Archive for Linux

VMware Magic - Live conversion of a physical Linux machine to a virtual machine!

// August 12th, 2009 // No Comments » // Linux, Tools, Troublesolving, Ubuntu, VMWare

I can’t tell you how many times VMware has amazed me throughout the years. It (and others like Microsoft Virtual PC) has come a long way in the recent years due to the increasing popularity and demand of virtualization solutions. I use virtual machines every day. At home I have VMware Fusion on my Macs for the occasional excursion into Windows and at work we use it both on our servers and I personally use it on my desktop to try out new things like Win7. OK, enough of praise for virtual machines. You are probably already sold on them yourself!

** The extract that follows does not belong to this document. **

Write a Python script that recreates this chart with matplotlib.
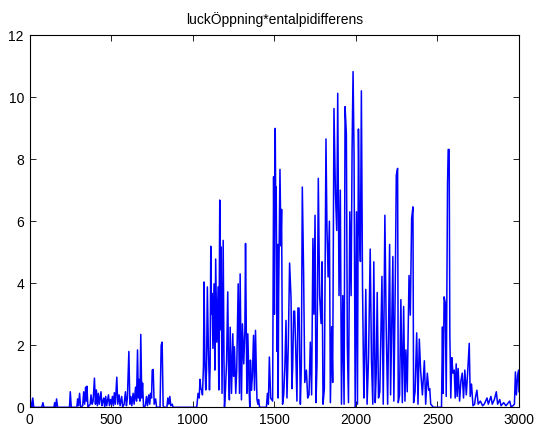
import matplotlib
matplotlib.use("Agg")
from matplotlib import pyplot as plt

# signal: sample index and value
sample = [0, 8, 14, 20, 26, 75, 82, 88, 150, 154, 160, 166, 172, 245, 250, 256,
          290, 295, 300, 307, 313, 326, 332, 338, 344, 348, 352, 358, 372, 377,
          384, 390, 398, 404, 410, 416, 422, 428, 438, 444, 450, 455, 461, 467,
          473, 478, 484, 490, 496, 502, 508, 514, 520, 526, 535, 541, 549, 555,
          565, 571, 580, 588, 594, 600, 609, 615, 621, 627, 635, 641, 650, 656,
          662, 667, 672, 677, 682, 688, 693, 699, 710, 717, 723, 731, 737, 742,
          748, 752, 758, 764, 773, 779, 800, 807, 813, 819, 825, 842, 848, 854,
          860, 866, 875, 880, 1025,
          1033, 1040, 1045, 1050, 1055, 1060, 1066, 1070, 1075, 1080, 1085, 1090,
          1096, 1103, 1107, 1111, 1115, 1119, 1124, 1131, 1136, 1141, 1148, 1156,
          1160, 1166, 1170, 1174, 1180, 1187, 1192, 1195, 1201, 1208, 1215, 1220,
          1225, 1230, 1238, 1246, 1251, 1256, 1264, 1270, 1279, 1287, 1291, 1299,
          1305, 1313, 1320, 1324, 1332, 1338, 1346, 1350, 1354, 1360, 1366, 1373,
          1379, 1385, 1394, 1400, 1404, 1410, 1452, 1458, 1464, 1470, 1478, 1490,
          1496, 1501, 1506, 1509, 1512, 1517, 1521, 1524, 1527, 1535, 1541, 1545,
          1551, 1558, 1565, 1572, 1578, 1586, 1594, 1603, 1608, 1613, 1619, 1625,
          1631, 1639, 1645, 1652, 1660, 1666, 1672, 1680, 1687, 1697, 1705, 1713,
          1721, 1729, 1737, 1743, 1750, 1756, 1762, 1770, 1778, 1787, 1793, 1799,
          1807, 1817, 1823, 1830, 1838, 1844, 1852, 1858, 1866, 1875, 1883, 1889,
          1897, 1905, 1912, 1920, 1928, 1934, 1942, 1948, 1955, 1963, 1971, 1977,
          1983, 1989, 1996, 2004, 2010, 2016, 2022, 2028, 2034, 2041, 2049, 2055,
          2061, 2069, 2078, 2088, 2096, 2104, 2110, 2119, 2125, 2131, 2139, 2147,
          2160, 2168, 2178, 2186, 2195, 2207, 2213, 2219, 2227, 2233, 2242, 2248,
          2256, 2260, 2268, 2276, 2285, 2293, 2301, 2307, 2315, 2326, 2334, 2342,
          2350, 2354, 2363, 2373, 2381, 2389, 2397, 2408, 2420, 2428, 2438, 2447,
          2453, 2459, 2467, 2475,
          2525, 2531, 2535, 2541, 2548, 2554, 2562, 2566, 2572, 2576, 2582, 2588,
          2595, 2603, 2609, 2615, 2621, 2627, 2636, 2644, 2652, 2660, 2668, 2677,
          2685, 2691, 2695, 2701, 2709, 2718, 2728, 2734, 2742, 2750, 2763, 2777,
          2787, 2804, 2812, 2828, 2836, 2849, 2861, 2869, 2882, 2890, 2906, 2920,
          2943, 2951, 2963, 2972, 2978, 2984, 2992, 2998, 3000]

value = [0.57, 0.1, 0, 0.3, 0, 0, 0.15, 0, 0, 0.15, 0, 0.27, 0, 0, 0.5, 0,
         0, 0.27, 0.05, 0.45, 0, 0.05, 0.5, 0.1, 0.65, 0.2, 0.68, 0, 0.1, 0.4,
         0.1, 0.2, 0.94, 0.1, 0.56, 0.05, 0.45, 0.1, 0.5, 0.05, 0.2, 0.3, 0, 0.35,
         0.05, 0.2, 0.4, 0.05, 0.25, 0.1, 0.35, 0.05, 0.47, 0.1, 0.97, 0.1, 0.4, 0.05,
         0.35, 0, 0.1, 0.5, 0.05, 0.3, 1.8, 0.1, 0.35, 0.05, 0.45, 0.1, 0.65, 0.2,
         1.85, 0.3, 0.9, 0.2, 2.35, 0.3, 0.78, 0, 0.05, 0.35, 0.05, 0.4, 0.1, 0.45,
         0.3, 1.2, 1.22, 0.1, 0.27, 0, 0, 2.0, 2.1, 0.05, 0, 0, 0.3, 0.1,
         0.35, 0.05, 0.1, 0, 0,
         0.45, 0.3, 0.9, 0.6, 0.56, 0.4, 1.3, 4.04, 1.5, 0.56, 1.2, 3.88,
         1.95, 0.56, 1.3, 5.19, 3.0, 3.67, 1.9, 3.98, 1.2, 4.78, 2.1, 3.88,
         0.56, 6.68, 2.5, 5.17, 0.45, 5.38, 1.5, 0, 0.56, 1.5, 3.72, 1.2,
         0.24, 2.58, 0.45, 2.37, 1.0, 1.95, 0.45, 1.2, 3.98, 0.45, 4.3, 0.24,
         2.69, 1.4, 2.47, 5.28, 0.45, 2.37, 0.56, 0, 1.52, 0.55, 1.0, 2.32,
         0.55, 2.48, 0.25, 0.1, 0.25, 0, 0, 0.45, 0.1, 1.62, 0.3, 0.2,
         7.43, 3.0, 8.99, 6.5, 7.1, 1.8, 5.25, 0.3, 3.66, 7.67, 5.2, 6.38,
         0.1, 0.4, 1.3, 2.8, 0.3, 2.0, 4.65, 3.5, 0.6, 1.3, 3.1, 3.1,
         2.0, 0.2, 3.2, 3.2, 0.1, 1.3, 7.1, 4.3, 0.8, 1.2, 0.3, 0.4,
         2.1, 0.4, 5.44, 3.0, 6.19, 0.15, 1.4, 7.38, 3.6, 2.7, 4.69, 0.1,
         0.6, 8.65, 5.8, 4.2, 6.0, 0.15, 2.6, 0.8, 9.63, 6.9, 5.7, 10.12,
         3.6, 7.0, 0.1, 3.6, 0.1, 9.69, 8.8, 2.0, 0.15, 6.3, 3.6, 8.3,
         10.82, 8.2, 0.0, 6.3, 0.1, 8.97, 5.8, 4.7, 10.2, 3.9, 0.3, 1.6,
         3.8, 0.1, 1.6, 5.1, 1.47, 0.1, 4.69, 0.15, 1.1, 3.7, 0.3, 0.5,
         4.22, 0.1, 6.19, 2.6, 0.1, 5.25, 0.4, 2.4, 4.86, 0.2, 4.1, 7.48,
         7.7, 0.15, 0.4, 3.47, 0.15, 3.25, 0.2, 1.85, 0.5, 4.25, 2.97, 6.09,
         6.46, 0.15, 0.5, 2.4, 0.1, 2.2, 1.2, 0.4, 1.5, 0.1, 1.1, 0.55,
         0.6, 0.1, 0.05, 0,
         0, 2.59, 0.45, 3.56, 3.37, 0.35, 7.2, 8.31, 8.31, 2.4, 0.3, 1.6,
         1.1, 1.2, 0.3, 1.4, 0.35, 1.25, 0.2, 0.85, 1.1, 0.3, 1.2, 0.4,
         1.1, 1.7, 2.06, 0.35, 0.75, 0.05, 0.1, 0.35, 0.55, 0.1, 0.2, 0.05,
         0.1, 0.3, 0.1, 0.35, 0.1, 0.25, 0.5, 0.1, 0.25, 0.05, 0.15, 0.05,
         0.2, 0.02, 0.05, 0.1, 1.14, 0.4, 1.05, 1.2, 0.5]

xticks = [0, 500, 1000, 1500, 2000, 2500, 3000]
yticks = [0, 2, 4, 6, 8, 10, 12]

plt.rcParams['font.family'] = ['Liberation Sans', 'DejaVu Sans']

fig = plt.figure(figsize=(5.37, 4.26), dpi=100)
ax = fig.add_axes([29.5 / 537, 1 - 407.3 / 426, (519 - 29.5) / 537, (407.3 - 35) / 426])

ax.plot(sample, value, color='#0000ff', linewidth=1.1)

ax.set_xlim(0, 3000)
ax.set_ylim(0, 12)
ax.set_xticks(xticks)
ax.set_yticks(yticks)
ax.tick_params(direction='in', top=True, right=True, length=4, width=0.6,
               labelsize=10, pad=4)
for sp in ax.spines.values():
    sp.set_linewidth(0.8)
ax.set_title('luckÖppning*entalpidifferens', fontsize=10, pad=8)

fig.savefig('out.png', dpi=100)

I am in the process of reconfiguring my “server stack” at home. My primary server is a Linux (Ubuntu) machine that I’m going to do terrible things to. I’m going to install Windows Home Server (WHS) on it!? This is mostly for the very cool feature “Drive Extender” that let’s you combine a bunch of hard drives into a single partition and still have a acceptable level of redundancy. To my knowledge there is no other solution quite like it. RAID can be good in some instances, but I want to try WHS and Drive Extender. But since the Linux machine is my primary server running a lot of important stuff I need it to be available 24/7. I will also need it even if I decide to keep the WHS as my primary server since I don’t want to convert all my Linux stuff to Windows.

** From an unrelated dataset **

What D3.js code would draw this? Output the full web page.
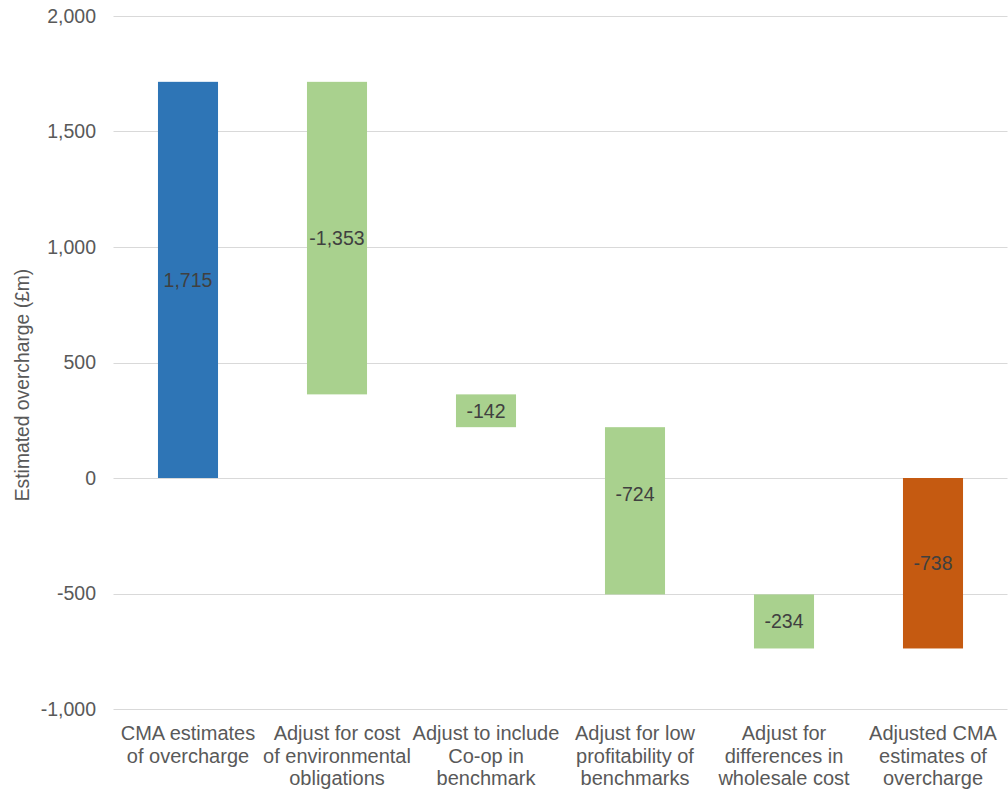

So I set out to see if there was anyway I could convert the physical Linux machine into a virtual machine, with no downtime on the Linux machine. Enter the very cool product “VMware Converter”! This is free software from VMware, and with it I should be able to convert my live running machine into a virtual ditto with no downtime! That almost sounded to good to be true, and for some parts it was! :-)

I started by installing VMware Converter on my Linux machine. This posed no problems at all. I fired it up and selected my Linux machine as the source and tweaked a few settings. But when I got to the “choose destination” part of the conversion I hit a brick wall. It turns out you need a VMware ESX server as the destination to be able to do a live conversion of a running Linux machine. You can’t do the conversion into VMware Server or just into a VMware image. I honestly don’t know the reasons for this. Perhaps VMware just want it to be a “enterprise” feature (and make you pony up some cash). Anyway, I was about to give up at this point. Then I discovered that there is a free version of ESX called ESXi. Since I had never tried to set up an ESX server, and it was free, I decided to give it a shot and try to install it. By the way, VMware ESX is a product that runs nativly on your hardware without any operating system. You can then run virtual machines on the ESX server.

To install ESX you need a separate server. I have lots of old computers lying around, so I choose one of them and tried to install ESXi. First problem was that ESXi only supports 64bit systems. So I had to download an older version that supported 32bit. It then quickly turns out that ESX needs at least 1 gig of RAM, and my old horse only had 0.5. So I picked another computer that had 3 gig of RAM. This was a DELL machine, and ESX started to whine about a BIOS setting called “CPUIDLimit”. Apparently it wanted me to change this setting, but the DELL BIOS hides it. 10 minutes of google and some headache solved that problem. Basically you need to halt the boot sequence of ESX and enter the parameter nocheckCPUIDLimit. After that, everything installed just fine. I now had my first ESX server up and running!

From here on it was a simple process! I just fired up VMware Converter, selected the running Linux machine as the source and the ESX server as the destination and everything went perfectly.

If you have yet to try the stuff described in this post I can really recommend diving into it! Best of luck and keep Google (or perhaps Bing?) close by and all should be well. :-)

EXT3 and reserved space for Super User

// March 31st, 2009 // No Comments » // Linux, Troublesolving, Ubuntu

Now that is what I call a stellar title for a blog post! If you instantly get that, you have probably been fiddling with Linux for a while.

Well then, let the me explain myself. This is mostly a note to self so I know what to do the next time I run into this. I just installed a new 1TB disk for my Linux (Ubuntu) server. I partitioned it, and executed a simple:

mke2fs /dev/sdd1

I then went ahead and mounted the new file system, and checked the available space. I was a bit disappointed to see that my 1TB drive only had 871GB available space! OK, this is quite a lot of space but I was not at all satisfied with that. After chatting away awhile with my buddy mr Google I realized that the EXT3 format reserves 5% of the partition for the super user. Supposedly this is to be used in case of emergency, but this drive was used to be used as a simple file storage backup drive. To remove/change the amount of the reserved space, you just issue the following commands. Please be advised that you should NEVER do this on a system partition!

First, unmount the partition if it is mounted

sudo umount /dev/hdb1

Then issued this command to decrease the reserved space to 0:

sudo tune2fs -r 0 /dev/hdb1

And then just mount the partition again

sudo mount /dev/hdb1

And that’s all there is to it. Afterwards I had 917GB of available space. That’s more like it.